Galimberti dice che se il futuro non è più una promessa, se lo scopo manca, allora compare l’angoscia. 400 suicidi giovanili all’anno in Italia e tanti altri, anche di anziani, di uomini e donne sole; sono la diffusione degli stupefacenti, e di violenze gratuite e insensate, come per gioco. Il nostro mondo è intriso di nichilismo. I ragazzini delle medie spesso l’hanno già addosso. Anche i pazienti di Galimberti chiedono che ne è stato, degli ideali della loro giovinezza. Domanda inevitabile, quando pensi ai cortei di Milano anni ’70 e poi al veglione di Capodanno del 2022, con bande di adolescenti ubriachi che cercavano di violentare le coetanee. Quelli degli anni ’70, almeno, parevano credere in qualcosa.

 

Tecnica secondo Galimberti è il nuovo soggetto della Storia.

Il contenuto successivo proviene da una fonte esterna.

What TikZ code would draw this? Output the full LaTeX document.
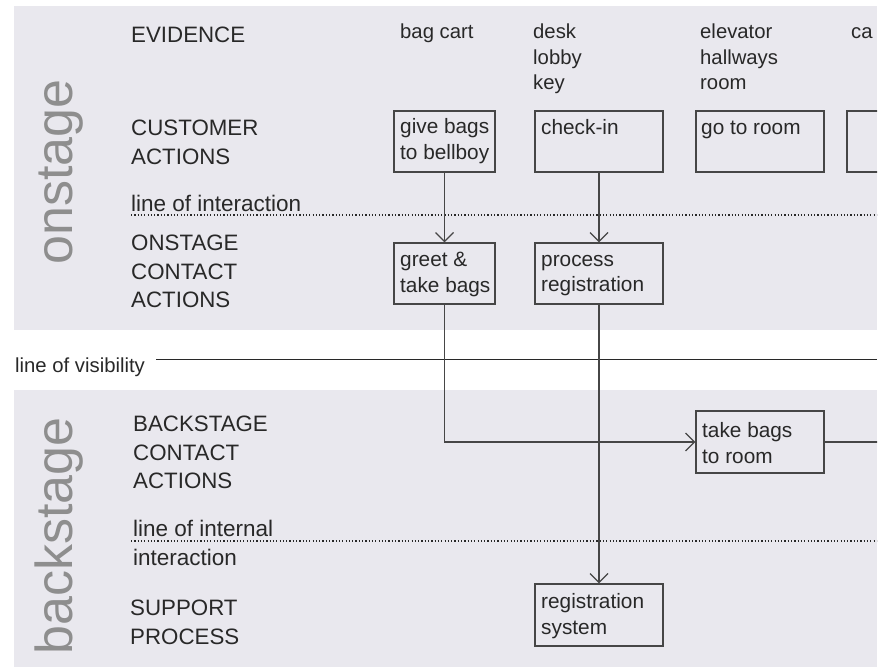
\documentclass[tikz,border=0pt]{standalone}
\usepackage{fontspec}
\setmainfont{Liberation Sans}
\usetikzlibrary{arrows.meta}
\definecolor{panel}{RGB}{233,232,238}
\definecolor{ink}{RGB}{40,40,40}
\definecolor{rule}{RGB}{70,70,70}
\definecolor{stagegray}{RGB}{142,142,142}
\begin{document}
\begin{tikzpicture}[x=1pt,y=-1pt,
  % multi-line texts are placed by the baseline of their last line
  rowlabel/.style={anchor=base west, align=left, inner sep=0pt, text=ink,
    font=\fontsize{22.3}{28.5}\selectfont},
  linelabel/.style={anchor=base west, align=left, inner sep=0pt, text=ink,
    font=\fontsize{22.5}{29}\selectfont},
  evid/.style={anchor=base west, align=left, inner sep=0pt, text=ink,
    font=\fontsize{20.3}{25.5}\selectfont},
  boxtext/.style={anchor=base west, align=left, inner sep=0pt, text=ink,
    font=\fontsize{20.8}{25.5}\selectfont},
  stepbox/.style={draw=rule, line width=1.3pt, minimum height=61pt, inner sep=0pt},
  narrowbox/.style={stepbox, minimum width=101pt},
  widebox/.style={stepbox, minimum width=128pt},
  stage/.style={rotate=90, anchor=base west, inner sep=0pt, text=stagegray,
    font=\fontsize{52}{52}\selectfont},
  flow/.style={draw=rule, line width=1.2pt,
    -{Straight Barb[length=9pt,width=18pt,line width=1.2pt]}},
  dotline/.style={draw=ink, line width=1.3pt, dash pattern=on 1.2pt off 2.1pt},
]
\useasboundingbox (0,0) rectangle (880,668);

% lane backgrounds
\fill[panel] (14,6) rectangle (877,330);
\fill[panel] (14,390) rectangle (877,667);

% stage titles
\node[stage] (onstage) at (72,265) {onstage};
\node[stage] (backstage) at (72,655) {backstage};

% row labels
\node[rowlabel] (evidence) at (131,43) {EVIDENCE};
\node[rowlabel] (custact) at (131,164.3) {CUSTOMER\\ACTIONS};
\node[linelabel] (interlbl) at (131,212) {line of interaction};
\node[rowlabel] (onact) at (131,307.5) {ONSTAGE\\CONTACT\\ACTIONS};
\node[evid] (vislbl) at (15,372.5) {line of visibility};
\node[rowlabel] (backact) at (133,488.5) {BACKSTAGE\\CONTACT\\ACTIONS};
\node[linelabel] (internlbl) at (133,565.7) {line of internal\\interaction};
\node[rowlabel] (support) at (130,644.3) {SUPPORT\\PROCESS};

% line of visibility
\coordinate (visL) at (156,359.5);
\coordinate (visR) at (877,359.5);
\draw[ink, line width=1.4pt] (visL) -- (visR);

\begin{scope}
\clip (0,0) rectangle (877,668);

% dotted lines of interaction
\coordinate (interL) at (131,215);
\coordinate (interR) at (877,215);
\draw[dotline] (interL) -- (interR);
\coordinate (internL) at (131,541);
\coordinate (internR) at (877,541);
\draw[dotline] (internL) -- (internR);

% physical evidence
\node[evid] (ev1) at (400,39) {bag cart};
\node[evid] (ev2) at (533,90) {desk\\lobby\\key};
\node[evid] (ev3) at (700,90) {elevator\\hallways\\room};
\node[evid] (ev4) at (851,39) {ca};

% customer actions
\node[narrowbox] (give) at (444.5,141.5) {};
\node[boxtext] (givet) at (400,159.5) {give bags\\to bellboy};
\node[widebox] (checkin) at (599,141.5) {};
\node[boxtext] (checkint) at (541,135) {check-in};
\node[widebox] (goroom) at (760,141.5) {};
\node[boxtext] (goroomt) at (701,135) {go to room};
\node[widebox] (nextstep) at (911,141.5) {};

% onstage contact actions
\node[narrowbox] (greet) at (444.5,273.5) {};
\node[boxtext] (greett) at (400,292) {greet \&\\take bags};
\node[widebox] (process) at (599,273.5) {};
\node[boxtext] (processt) at (541,291.7) {process\\registration};

% backstage contact actions
\node[widebox, minimum height=62pt] (takebags) at (760,442) {};
\node[boxtext] (takebagst) at (702,463.3) {take bags\\to room};

% support process
\node[widebox, minimum height=62pt] (regsys) at (599,615) {};
\node[boxtext] (regsyst) at (541,634) {registration\\system};

% flow connectors
\draw[flow] (give) -- (greet);
\draw[flow] (checkin) -- (process);
\draw[flow] (greet.south) |- (takebags.west);
\draw[flow] (process) -- (regsys);
\coordinate (offright) at (890,442);
\draw[draw=rule, line width=1.2pt] (takebags.east) -- (offright);
\end{scope}
\end{tikzpicture}
\end{document}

La Tecnica non ha bisogno dell’uomo. L’algoritmo analizza i comportamenti, «li organizza in big data e poi dice a cosa servo io, non chi sono. Capite il deserto che si viene a creare?». Lo viviamo ogni giorno. Scoppiano qui e là dalle cronache storie di padri impazziti che massacrano i figli, di disabili soli trovati morti in casa dopo mesi, di quindicenni che hanno tutto, ma vogliono morire.

 

Si parla di “stanchezza dell’Occidente”, si vedono i segni di una vecchiaia che corrompe, di un decadimento inarrestabile. Come se con lo svuotarsi della fede cristiana non reggessero, contrariamente a quanto credevano gli Illuministi, i valori da essa portati. Ciò che non cede, invece, secondo Carrón, è la irriducibilità del nostro Io. Quella nostra radicale, ostinata ansia di felicità: «Dentro tutti i condizionamenti cui siamo innegabilmente sottoposti permane una libertà che nessuno può toglierci. Il punto è trovare uno sguardo, un incontro, un luogo che ce la faccia riconoscere, che la ridesti». Il punto è un professore che guardi con altri occhi l’alunno dell’ultimo banco, il più scadente, è l’infermiere che riconosce sua madre in una vecchia morente, è il vicino che bussa alla porta che non si apre mai.

 

È l’uomo che crede in Cristo che innerva il mondo di una vita nuova, anche nel deserto dell’Età della Tecnica. Dio ha bisogno degli uomini, e forse non è mai stato così vero quanto in questo nostro tempo. Questo tempo d’Occidente che guarda con stupore e ammirazione all’Ucraina, in lotta con le unghie e coi denti per la sua libertà: quasi laggiù credessero davvero in qualcosa. Come in qualcosa – Dio, o libertà, o eguaglianza, o patria, o fratellanza – ottant’anni fa si credeva in tanti.